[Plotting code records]
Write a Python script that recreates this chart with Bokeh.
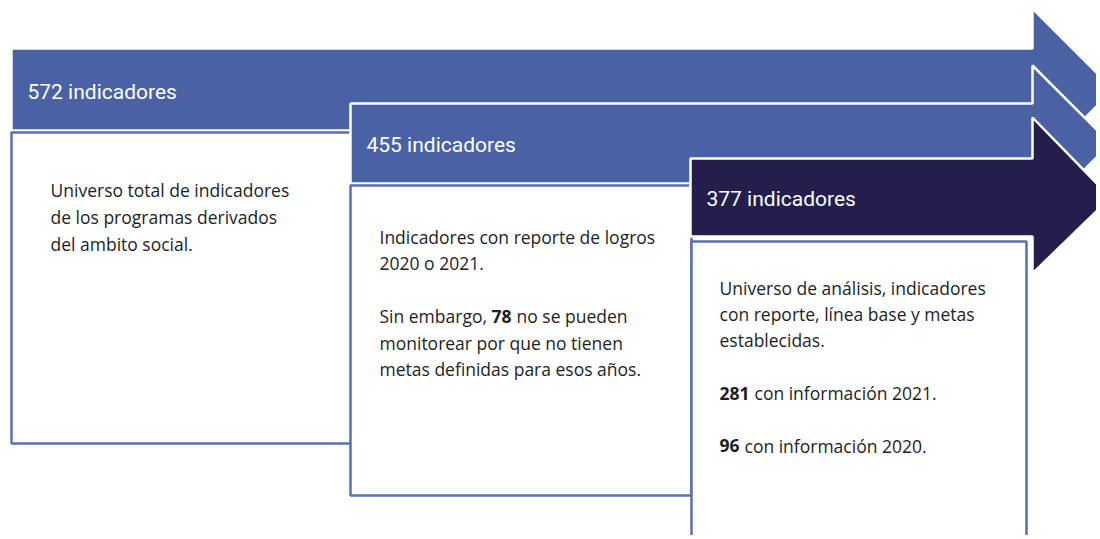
from bokeh.plotting import figure
from bokeh.models import Range1d
from bokeh.embed import file_html
from bokeh.resources import INLINE
from bokeh.core.properties import value

# ---- data ----
counts = [572, 455, 377]
unit_label = "indicadores"
arrow_colors = ["#4a62a3", "#4a62a3", "#231e4c"]

box1_lines = [
    [("Universo total de indicadores", False)],
    [("de los programas derivados", False)],
    [("del ambito social.", False)],
]
box2_lines = [
    [("Indicadores con reporte de logros", False)],
    [("2020 o 2021.", False)],
    [],
    [("Sin embargo,", False), ("78", True), ("no se pueden", False)],
    [("monitorear por que no tienen", False)],
    [("metas definidas para esos años.", False)],
]
box3_lines = [
    [("Universo de análisis, indicadores", False)],
    [("con reporte, línea base y metas", False)],
    [("establecidas.", False)],
    [],
    [("281", True), ("con información 2021.", False)],
    [],
    [("96", True), ("con información 2020.", False)],
]
boxes_text = [box1_lines, box2_lines, box3_lines]

# ---- layout (pixel coordinates of the image) ----
W, H = 1096, 535
stage_left = [11, 350, 690]
body_top = [48, 103, 158]
body_bottom = [130, 183, 236]
head_top = [8, 65, 117]
head_bottom = [170, 221, 273]
neck_x = 1032
box_left = [11, 350, 691]
box_right = [351, 691, 1026]
box_top = [132, 185, 241]
box_bottom = [443, 495, 560]
header_x = [27, 366, 706]
header_y = [91.5, 144, 198]
text_x = [50, 379, 719]
text_y0 = [189, 236, 287]
line_h = [27, 26.5, 26.4]
# starting offsets of inline segments within a line
seg_offsets = {
    (1, 3): [0, 112, 137],
    (2, 4): [0, 35],
    (2, 6): [0, 25],
}

p = figure(width=W, height=H, output_backend="svg", toolbar_location=None,
           x_range=Range1d(0, W), y_range=Range1d(H, 0),
           min_border=0, background_fill_color="white", border_fill_color="white")
p.axis.visible = False
p.grid.visible = False
p.outline_line_color = None

BODY_FONT = value("Open Sans")
HEAD_FONT = value("Roboto")
BODY_SIZE = "17.5px"

for i in range(3):
    # arrow
    c = (body_top[i] + body_bottom[i]) / 2
    half = (head_bottom[i] - head_top[i]) / 2
    tip = neck_x + half
    xs = [stage_left[i], neck_x, neck_x, tip, neck_x, neck_x, stage_left[i]]
    ys = [body_top[i], body_top[i], head_top[i], c, head_bottom[i], body_bottom[i], body_bottom[i]]
    p.patch(xs, ys, fill_color=arrow_colors[i], line_color="white", line_width=2.5)
    # header text
    p.text(x=[header_x[i]], y=[header_y[i]], text=[f"{counts[i]} {unit_label}"],
           text_font=HEAD_FONT, text_font_size="21px", text_color="white",
           text_baseline="middle", text_align="left")
    # box
    p.quad(left=[box_left[i]], right=[box_right[i]], top=[box_top[i]], bottom=[box_bottom[i]],
           fill_color="white", line_color="#5b6fb3", line_width=2.5)
    # box text
    nx, ny, nt, bx, by, bt = [], [], [], [], [], []
    for li, segs in enumerate(boxes_text[i]):
        y = text_y0[i] + li * line_h[i]
        offs = seg_offsets.get((i, li), [0])
        for si, (t, bold) in enumerate(segs):
            x = text_x[i] + offs[si]
            if bold:
                bx.append(x); by.append(y); bt.append(t)
            else:
                nx.append(x); ny.append(y); nt.append(t)
    p.text(x=nx, y=ny, text=nt, text_font=BODY_FONT, text_font_size=BODY_SIZE,
           text_color="#1e1e1e", text_baseline="middle", text_align="left")
    if bt:
        p.text(x=bx, y=by, text=bt, text_font=BODY_FONT, text_font_size=BODY_SIZE,
               text_font_style="bold", text_color="#1e1e1e", text_baseline="middle",
               text_align="left")

open("out.html", "w").write(file_html(p, INLINE))
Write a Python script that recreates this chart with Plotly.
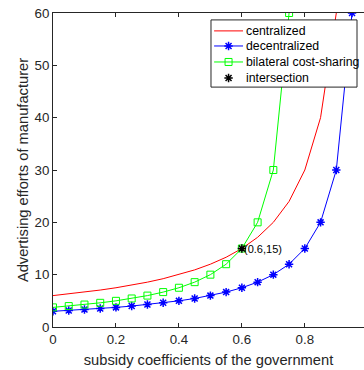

▸ **SHORT PROBLEM**: Begin with the first line of the entries above and write out each line exactly, ending with the line containing "boxes_text = [box1_lines, box2_lines, box3_lines]". Leave out pictures.

▸ **SOLUTION FOR THIS EXERCISE**:
Write a Python script that recreates this chart with Bokeh.
from bokeh.plotting import figure
from bokeh.models import Range1d
from bokeh.embed import file_html
from bokeh.resources import INLINE
from bokeh.core.properties import value

# ---- data ----
counts = [572, 455, 377]
unit_label = "indicadores"
arrow_colors = ["#4a62a3", "#4a62a3", "#231e4c"]

box1_lines = [
    [("Universo total de indicadores", False)],
    [("de los programas derivados", False)],
    [("del ambito social.", False)],
]
box2_lines = [
    [("Indicadores con reporte de logros", False)],
    [("2020 o 2021.", False)],
    [],
    [("Sin embargo,", False), ("78", True), ("no se pueden", False)],
    [("monitorear por que no tienen", False)],
    [("metas definidas para esos años.", False)],
]
box3_lines = [
    [("Universo de análisis, indicadores", False)],
    [("con reporte, línea base y metas", False)],
    [("establecidas.", False)],
    [],
    [("281", True), ("con información 2021.", False)],
    [],
    [("96", True), ("con información 2020.", False)],
]
boxes_text = [box1_lines, box2_lines, box3_lines]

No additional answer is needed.